In that spirit we offer some timeless observations about love and marriage.

It ought to make us feel ashamed when we talk like we know what we’re talking about when we talk about love.
—Raymond Carver, “What We Talk about When We Talk about Love”

It is a truth universally acknowledged, that a single man in possession of a good fortune, must be in want of a wife.
—Jane Austen, Pride and Prejudice

At the door he took her in his arms once more and felt her cling to him. If he had held her a moment longer he would have given her all the reassurance she needed for some time to come, but he remembered the people downstairs, and let go. It was not his failure entirely. Women are never ready to let go of love at the point where men are satisfied and able to turn to something else. It is a fault of timing that affects the whole human race. There is no telling how much harm it has caused.
—William Maxwell, Time Will Darken It

Love is only a dirty trick played on us to achieve continuation of the species.
—W. Somerset Maugham, The Summing Up

You said, “I love you.” Why is it that the most unoriginal thing we can say to one another is still the thing we long to hear? “I love you” is always a quotation.

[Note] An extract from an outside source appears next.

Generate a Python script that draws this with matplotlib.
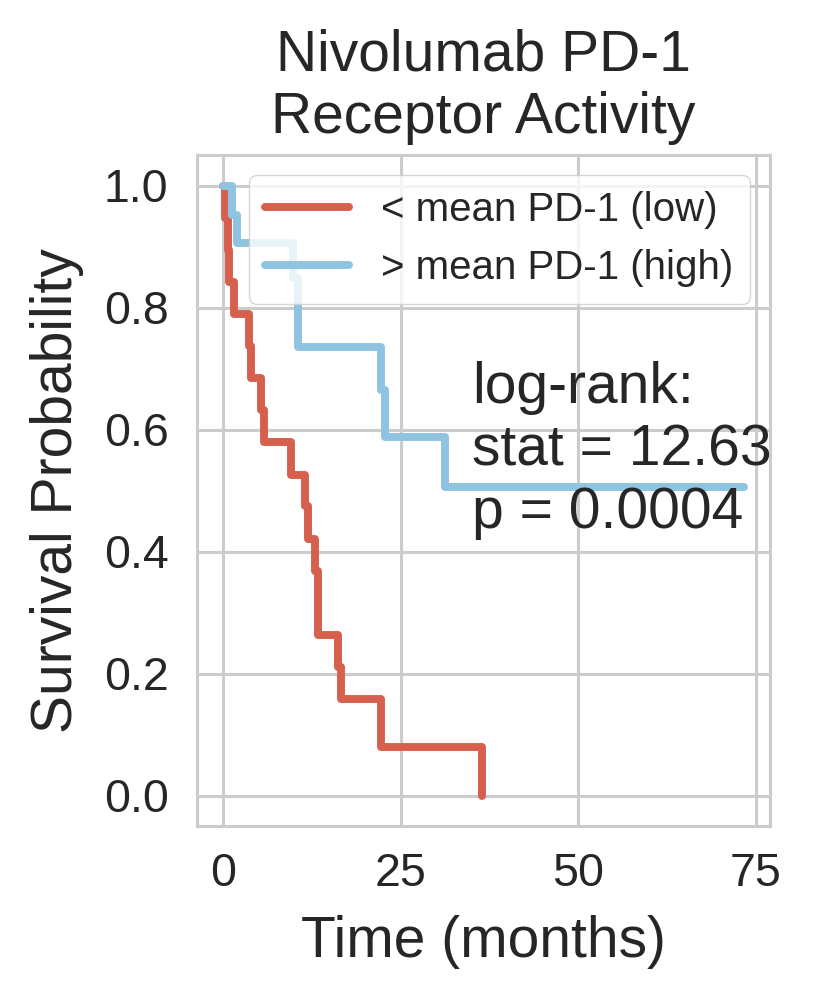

You did not say it first and neither did I, yet when you say it and when I say it we speak like savages who have found three words and worship them.
—Jeanette Winterson, Written on the Body

The true beloveds of this world are in their lover’s eyes lilacs opening, ship lights, school bells, a landscape, remembered conversations, friends, a child’s Sunday, lost voices, one’s favorite suit, autumn and all seasons, memory, yes, it being the earth and water of existence, memory.
—Truman Capote, Other Voices, Other Rooms

He folded his fear into a perfect rose. He held it out in the palm of his hand. She took it from him and put it in her hair.